Über die Unterschiede zwischen Ideen und Daten:
The data and the idea are distinct: the software algorithm is the idea that is embedded in the self-driving cars of the future; data is an input used to produce this idea. Once the model is estimated, the data can be thrown away. …. Engineers change jobs and bring knowledge with them; people move and communicate causing ideas to diffuse, at least eventually. Data, in contrast, especially when it is “big,” may be more easily monitored and made to be highly excludable. The “idea” of machine learning is public, whereas the driving data that is fed into the machine learning algorithm is kept private; each firm is gathering its own data. … A new idea is a new production function for producing a variety while data is a factor of production.
Die eigentliche Fragestellung:
When firms restrict the sale of data to limit their exposure to creative destruction, what are the consequences? When consumers own data and can sell it, is the allocation optimal? What if data sharing is banned out of a concern for privacy?
Firmen, die den Zugang zu ihren Daten beschränken oder verhindern, schaden letztlich nur sich selbst, sonder auch der gesamten Wirtschaft eines Landes:
In an economy in which firms do not share data, firms learn only from their own production. … Contrast this with an economy in which data is shared. In that case, the amount of data that each firm can learn from is an increasing function of the size of the economy.
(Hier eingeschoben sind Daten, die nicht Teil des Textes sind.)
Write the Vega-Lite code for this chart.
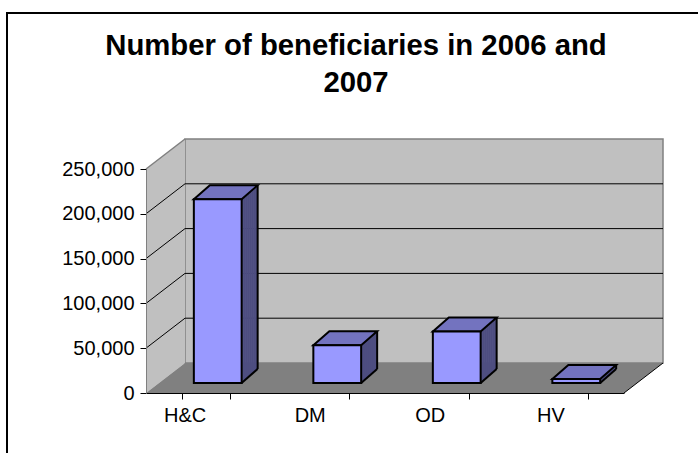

Therefore, the scale of the economy and the increasing returns associated with the nonrivalry of data interact.
Entscheidend für den Erfolg einer Volkswirtschaft in der Datenökonomie ist nicht die Menge der Daten oder die Größe eines Landes, sondern die Fähigkeit, den Anschluss an den weltweiten Ideen- und Datenstrom sicherzustellen:
For example, while ideas give rise to increasing returns and people create ideas, growth theory does not typically suggest that Luxembourg and Hong Kong should be much poorer than Germany and China because of their relatively small size. Instead, the view is that ideas diffuse across countries, at least eventually and in general, so that the relevant scale is the scale of the global market of connected countries rather than that of any individual economy.
Aus Sicht der Allokation, der effizienten Ressourcenverteilung, sehen die Autoren in einem Eigentumsrecht der Nutzer an ihren Daten kein Hindernis für die Datenökonomie und auch keine negativen Konsequenzen für die Personen wie überhaupt die Gesellschaft:
Instead, our analysis indicates that giving data property rights to consumers can lead to allocations that are close to optimal. Consumers appropriately balance their concerns for privacy against the economic gains that come from selling data to all interested parties.